### Data lines
* start *

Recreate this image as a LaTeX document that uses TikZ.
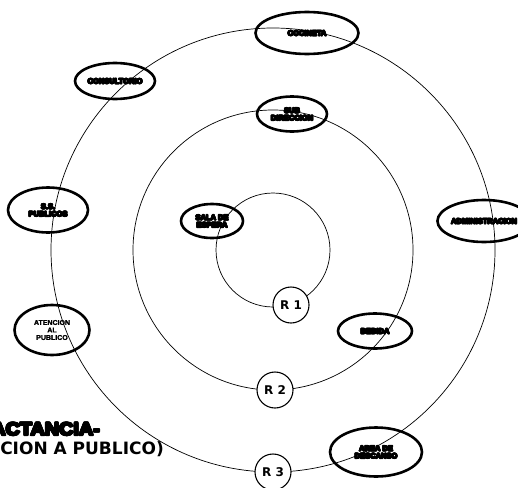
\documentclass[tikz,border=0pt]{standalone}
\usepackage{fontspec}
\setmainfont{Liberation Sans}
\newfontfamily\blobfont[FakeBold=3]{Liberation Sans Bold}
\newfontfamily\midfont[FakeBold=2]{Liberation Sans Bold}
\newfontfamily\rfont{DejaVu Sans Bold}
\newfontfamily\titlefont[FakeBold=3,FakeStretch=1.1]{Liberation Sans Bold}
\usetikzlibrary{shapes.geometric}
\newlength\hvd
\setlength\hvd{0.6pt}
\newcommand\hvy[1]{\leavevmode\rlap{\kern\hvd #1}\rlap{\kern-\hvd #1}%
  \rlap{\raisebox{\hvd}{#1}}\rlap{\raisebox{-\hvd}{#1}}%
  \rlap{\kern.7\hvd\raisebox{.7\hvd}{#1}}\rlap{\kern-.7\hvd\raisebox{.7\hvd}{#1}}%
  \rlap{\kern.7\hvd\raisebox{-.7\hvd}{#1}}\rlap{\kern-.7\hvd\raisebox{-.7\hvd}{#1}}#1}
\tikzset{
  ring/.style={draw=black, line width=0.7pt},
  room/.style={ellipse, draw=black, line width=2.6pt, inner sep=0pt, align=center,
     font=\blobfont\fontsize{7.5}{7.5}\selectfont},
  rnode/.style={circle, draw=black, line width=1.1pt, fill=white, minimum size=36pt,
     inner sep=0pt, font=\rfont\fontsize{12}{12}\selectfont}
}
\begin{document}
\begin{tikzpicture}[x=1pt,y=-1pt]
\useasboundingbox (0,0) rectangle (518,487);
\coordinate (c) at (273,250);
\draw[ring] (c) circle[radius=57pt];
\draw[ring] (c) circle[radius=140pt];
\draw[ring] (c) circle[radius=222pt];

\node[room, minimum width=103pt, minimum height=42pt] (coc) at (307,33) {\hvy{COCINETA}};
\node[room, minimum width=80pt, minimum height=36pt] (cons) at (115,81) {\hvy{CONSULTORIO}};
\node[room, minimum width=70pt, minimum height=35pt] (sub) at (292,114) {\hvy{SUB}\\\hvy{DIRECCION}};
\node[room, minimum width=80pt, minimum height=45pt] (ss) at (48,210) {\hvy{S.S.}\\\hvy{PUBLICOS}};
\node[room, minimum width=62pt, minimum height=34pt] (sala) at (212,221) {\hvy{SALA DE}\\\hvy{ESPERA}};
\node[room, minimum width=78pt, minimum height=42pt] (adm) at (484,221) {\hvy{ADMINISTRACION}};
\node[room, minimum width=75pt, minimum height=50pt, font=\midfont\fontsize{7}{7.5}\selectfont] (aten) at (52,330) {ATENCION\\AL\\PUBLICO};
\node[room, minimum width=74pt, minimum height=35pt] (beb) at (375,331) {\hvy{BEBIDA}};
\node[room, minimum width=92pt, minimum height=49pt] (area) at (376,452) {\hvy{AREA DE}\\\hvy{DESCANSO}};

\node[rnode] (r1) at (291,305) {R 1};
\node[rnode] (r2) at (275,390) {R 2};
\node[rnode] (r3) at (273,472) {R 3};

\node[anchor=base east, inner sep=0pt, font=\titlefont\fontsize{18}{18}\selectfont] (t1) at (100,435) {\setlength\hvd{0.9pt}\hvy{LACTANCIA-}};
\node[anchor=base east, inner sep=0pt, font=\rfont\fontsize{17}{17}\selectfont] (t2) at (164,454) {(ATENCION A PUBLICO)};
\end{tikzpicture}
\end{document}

* end *

### The exercise
Transcribe the full listing character for character. Pictures are excluded.

### Task answer
Recreate this image as a LaTeX document that uses TikZ.
\documentclass[tikz,border=0pt]{standalone}
\usepackage{fontspec}
\setmainfont{Liberation Sans}
\newfontfamily\blobfont[FakeBold=3]{Liberation Sans Bold}
\newfontfamily\midfont[FakeBold=2]{Liberation Sans Bold}
\newfontfamily\rfont{DejaVu Sans Bold}
\newfontfamily\titlefont[FakeBold=3,FakeStretch=1.1]{Liberation Sans Bold}
\usetikzlibrary{shapes.geometric}
\newlength\hvd
\setlength\hvd{0.6pt}
\newcommand\hvy[1]{\leavevmode\rlap{\kern\hvd #1}\rlap{\kern-\hvd #1}%
  \rlap{\raisebox{\hvd}{#1}}\rlap{\raisebox{-\hvd}{#1}}%
  \rlap{\kern.7\hvd\raisebox{.7\hvd}{#1}}\rlap{\kern-.7\hvd\raisebox{.7\hvd}{#1}}%
  \rlap{\kern.7\hvd\raisebox{-.7\hvd}{#1}}\rlap{\kern-.7\hvd\raisebox{-.7\hvd}{#1}}#1}
\tikzset{
  ring/.style={draw=black, line width=0.7pt},
  room/.style={ellipse, draw=black, line width=2.6pt, inner sep=0pt, align=center,
     font=\blobfont\fontsize{7.5}{7.5}\selectfont},
  rnode/.style={circle, draw=black, line width=1.1pt, fill=white, minimum size=36pt,
     inner sep=0pt, font=\rfont\fontsize{12}{12}\selectfont}
}
\begin{document}
\begin{tikzpicture}[x=1pt,y=-1pt]
\useasboundingbox (0,0) rectangle (518,487);
\coordinate (c) at (273,250);
\draw[ring] (c) circle[radius=57pt];
\draw[ring] (c) circle[radius=140pt];
\draw[ring] (c) circle[radius=222pt];

\node[room, minimum width=103pt, minimum height=42pt] (coc) at (307,33) {\hvy{COCINETA}};
\node[room, minimum width=80pt, minimum height=36pt] (cons) at (115,81) {\hvy{CONSULTORIO}};
\node[room, minimum width=70pt, minimum height=35pt] (sub) at (292,114) {\hvy{SUB}\\\hvy{DIRECCION}};
\node[room, minimum width=80pt, minimum height=45pt] (ss) at (48,210) {\hvy{S.S.}\\\hvy{PUBLICOS}};
\node[room, minimum width=62pt, minimum height=34pt] (sala) at (212,221) {\hvy{SALA DE}\\\hvy{ESPERA}};
\node[room, minimum width=78pt, minimum height=42pt] (adm) at (484,221) {\hvy{ADMINISTRACION}};
\node[room, minimum width=75pt, minimum height=50pt, font=\midfont\fontsize{7}{7.5}\selectfont] (aten) at (52,330) {ATENCION\\AL\\PUBLICO};
\node[room, minimum width=74pt, minimum height=35pt] (beb) at (375,331) {\hvy{BEBIDA}};
\node[room, minimum width=92pt, minimum height=49pt] (area) at (376,452) {\hvy{AREA DE}\\\hvy{DESCANSO}};

\node[rnode] (r1) at (291,305) {R 1};
\node[rnode] (r2) at (275,390) {R 2};
\node[rnode] (r3) at (273,472) {R 3};

\node[anchor=base east, inner sep=0pt, font=\titlefont\fontsize{18}{18}\selectfont] (t1) at (100,435) {\setlength\hvd{0.9pt}\hvy{LACTANCIA-}};
\node[anchor=base east, inner sep=0pt, font=\rfont\fontsize{17}{17}\selectfont] (t2) at (164,454) {(ATENCION A PUBLICO)};
\end{tikzpicture}
\end{document}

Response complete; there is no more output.